Group management is another great example which would usually take up service team time but which can easily be made self-service. Enabling group owners to manage members and their access not only saves IT staff time but can also save other teams time too, and cut down on unnecessary wait time between teams.
It’s possible to take group management one step further and to automate the process instead – saving even more time and cutting down on work for your IT team and other teams too. Dynamic groups can be established with rules that add or remove members based on certain criteria, such as job role or location, making staff management easy while cutting out a traditionally tedious task.
These are just two simple examples but there are many more areas that can be automated or made self-service in this way.
The Foundations of Self-Service
The right technological foundations are key to supporting any self-service initiatives. For example, Single Sign On (SSO) architecture enables your employees to access all the corporate resources they need with one set of credentials, vastly simplifying the process of password management.

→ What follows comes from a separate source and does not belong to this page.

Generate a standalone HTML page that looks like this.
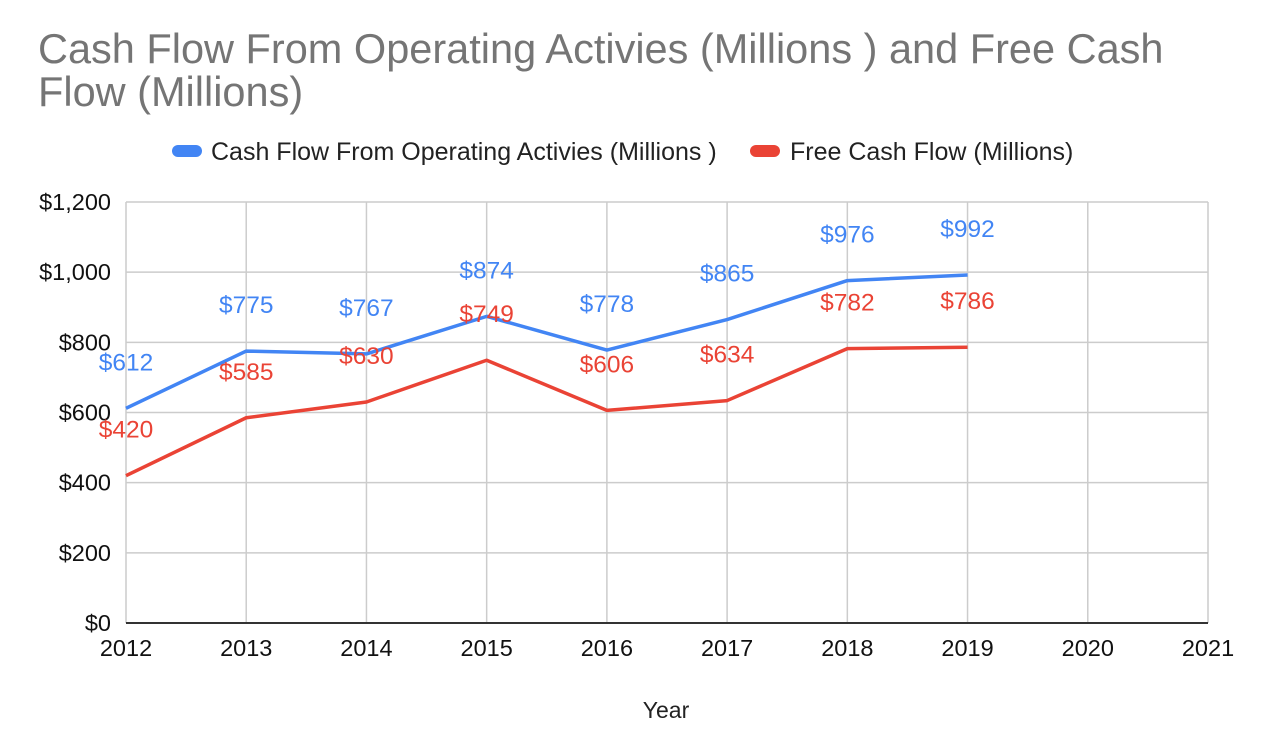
<!DOCTYPE html>
<html><head><meta charset="utf-8"><style>
body{margin:0;background:#fff;font-family:"Liberation Sans",Arial,sans-serif}
svg text{font-family:"Liberation Sans",Arial,sans-serif}
</style></head><body>
<svg id="c" width="1272" height="742" xmlns="http://www.w3.org/2000/svg">
<text x="38" y="63" font-size="41.5" fill="#757575">Cash Flow From Operating Activies (Millions ) and Free Cash</text>
<text x="38" y="106" font-size="41.5" fill="#757575">Flow (Millions)</text>
<g>
<rect x="172" y="145" width="30" height="12" rx="6" fill="#4285f4"/>
<text x="211" y="160" font-size="25" fill="#222">Cash Flow From Operating Activies (Millions )</text>
<rect x="750" y="145" width="30" height="12" rx="6" fill="#ea4335"/>
<text x="790" y="160" font-size="25" fill="#222">Free Cash Flow (Millions)</text>
</g>
<g id="grid"></g><g id="marks"></g>
<text x="666" y="718" font-size="23" text-anchor="middle" fill="#222">Year</text>
</svg>
<script>
const years=[2012,2013,2014,2015,2016,2017,2018,2019,2020,2021];
const yTicks=[0,200,400,600,800,1000,1200];
const yTickLabels=["$0","$200","$400","$600","$800","$1,000","$1,200"];
const opYears=[2012,2013,2014,2015,2016,2017,2018,2019];
const operating=[612,775,767,874,778,865,976,992];
const freeCash=[420,585,630,749,606,634,782,786];
const NS="http://www.w3.org/2000/svg";
const L=126,R=1208,T=202,B=623;
const xs=y=>L+(y-2012)/(2021-2012)*(R-L);
const ys=v=>B-v/1200*(B-T);
const g=document.getElementById('grid'),m=document.getElementById('marks');
function mk(tag,a,p){const e=document.createElementNS(NS,tag);for(const k in a)e.setAttribute(k,a[k]);p.appendChild(e);return e;}
yTicks.forEach((v,i)=>{
 const l=mk('line',{x1:L,x2:R,y1:ys(v),y2:ys(v),stroke:'#ccc','stroke-width':1.5},g);
 
 
 const t=mk('text',{x:111,y:ys(v)+8,'font-size':23.5,'text-anchor':'end',fill:'#111'},g);
 t.textContent=yTickLabels[i];
 
 
});
years.forEach(y=>{
 const l=mk('line',{x1:xs(y),x2:xs(y),y1:T,y2:B,stroke:'#ccc','stroke-width':1.5},g);
 
 
 const t=mk('text',{x:xs(y),y:656,'font-size':23.5,'text-anchor':'middle',fill:'#111'},g);
 t.textContent=y;
 
 
});
const ax=mk('line',{x1:L,x2:R,y1:B,y2:B,stroke:'#333','stroke-width':2},g);


function series(vals,col,name){
 const pts=vals.map((v,i)=>xs(opYears[i])+','+ys(v)).join(' ');
 const p=mk('polyline',{points:pts,fill:'none',stroke:col,'stroke-width':3.5,'stroke-linejoin':'round'},m);
 
 
 vals.forEach((v,i)=>{
  const t=mk('text',{x:xs(opYears[i]),y:ys(v)-38,'font-size':24.5,'text-anchor':'middle',fill:col},m);
  t.textContent='$'+v;
  
  
 });
}
series(operating,'#4285f4','operating-cash-flow');
series(freeCash,'#ea4335','free-cash-flow');
</script>
</body></html>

New on-boarding technologies such as Apple’s Device Enrolment Program (DEP), Android Zero Touch and Windows 10 Autopilot can fully automate the enrollment and configuration of end-user devices when used in conjunction with an Enterprise Mobility Management platform for a true Out of the Box Experience (OOBE) – a topic we’ll be covering in more detail in one of our upcoming blogs.
Completing a thorough analysis of your workload, processes and existing technology can yield a number of quick-fix changes that can make your IT team significantly more productive.